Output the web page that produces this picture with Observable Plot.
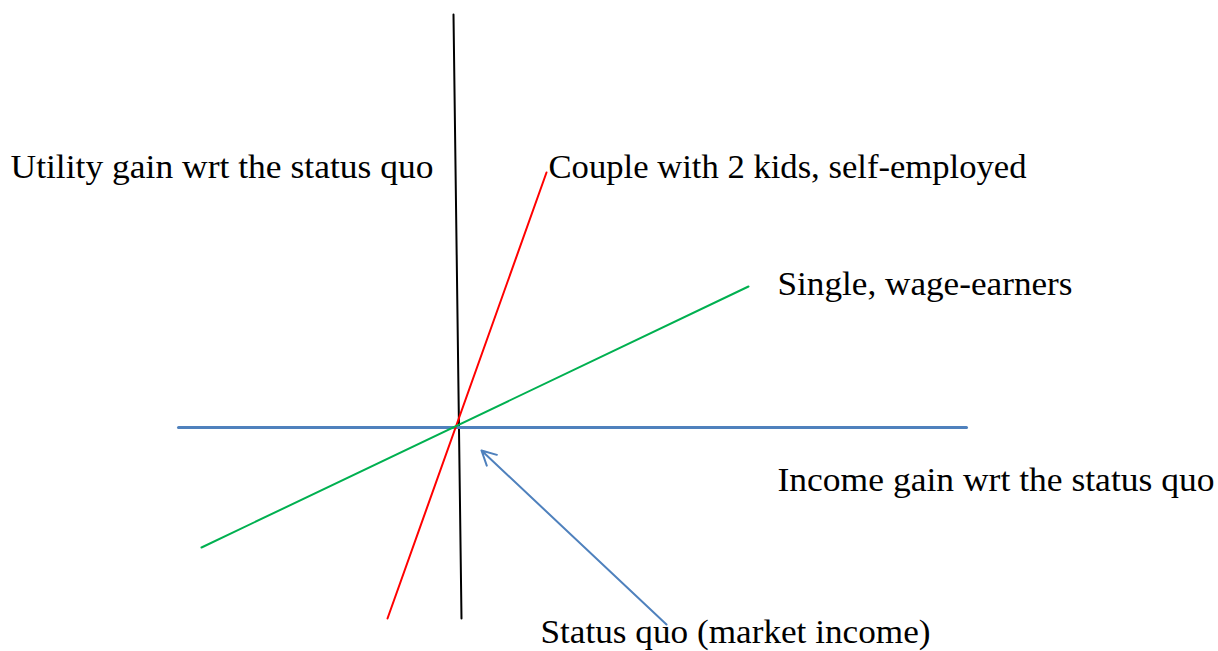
<!DOCTYPE html>
<html>
<head>
<meta charset="utf-8">
<script src="https://cdn.jsdelivr.net/npm/d3@7"></script>
<script src="https://cdn.jsdelivr.net/npm/@observablehq/plot@0.6"></script>
<style>
  html, body { margin: 0; padding: 0; background: #fff; }
  #chart svg { display: block; }
</style>
</head>
<body>
<div id="chart"></div>
<script>
// Schematic values (income gain on x, utility gain on y; status quo at origin)
const utilityAxis = [ {x: -0.03, y: 4.13}, {x: 0.05, y: -1.91} ];
const incomeAxis  = [ {x: -2.78, y: 0}, {x: 5.10, y: 0} ];
const coupleLine  = [ {x: -0.69, y: -1.91}, {x: 0.90, y: 2.55} ];
const singleLine  = [ {x: -2.55, y: -1.20}, {x: 2.92, y: 1.41} ];
const statusArrow = [ {x1: 2.10, y1: -1.97, x2: 0.25, y2: -0.23} ];

const labelText = [
  "Utility gain wrt the status quo",
  "Couple with 2 kids, self-employed",
  "Single, wage-earners",
  "Income gain wrt the status quo",
  "Status quo (market income)"
];
const labelX = [-4.46, 0.92, 3.21, 3.21, 0.84];
const labelY = [2.50, 2.50, 1.33, -0.63, -2.155];
const labels = labelText.map((t, i) => ({text: t, x: labelX[i], y: labelY[i]}));
// rendered label widths in the reference (pixels)
const labelWidth = [423, 478, 295, 437, 390];

const chart = Plot.plot({
  width: 1218,
  height: 651,
  margin: 0,
  x: {domain: [-4.56, 7.62], axis: null},
  y: {domain: [-2.24, 4.27], axis: null},
  style: {background: "#fff"},
  marks: [
    Plot.line(utilityAxis, {x: "x", y: "y", stroke: "#000", strokeWidth: 2}),
    Plot.line(incomeAxis, {x: "x", y: "y", stroke: "#4F81BD", strokeWidth: 3}),
    Plot.line(coupleLine, {x: "x", y: "y", stroke: "#FF0000", strokeWidth: 2}),
    Plot.line(singleLine, {x: "x", y: "y", stroke: "#00B050", strokeWidth: 2}),
    Plot.arrow(statusArrow, {x1: "x1", y1: "y1", x2: "x2", y2: "y2", stroke: "#4F81BD", strokeWidth: 2, headLength: 12, headAngle: 55}),
    Plot.text(labels, {x: "x", y: "y", text: "text", textAnchor: "start", lineAnchor: "bottom",
      fontSize: 34, fontFamily: "Liberation Serif", fill: "#000"})
  ]
});
document.getElementById("chart").appendChild(chart);
d3.select(chart).selectAll("text").each(function(d, i) {
  const t = this.textContent;
  const k = labelText.indexOf(t);
  if (k >= 0) {
    d3.select(this).attr("textLength", labelWidth[k]).attr("lengthAdjust", "spacingAndGlyphs");
  }
});
</script>
</body>
</html>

AIM
Pick out every line holding the string "this" and return it.

TASK RESULT
Output the web page that produces this picture with Observable Plot.
  const t = this.textContent;
    d3.select(this).attr("textLength", labelWidth[k]).attr("lengthAdjust", "spacingAndGlyphs");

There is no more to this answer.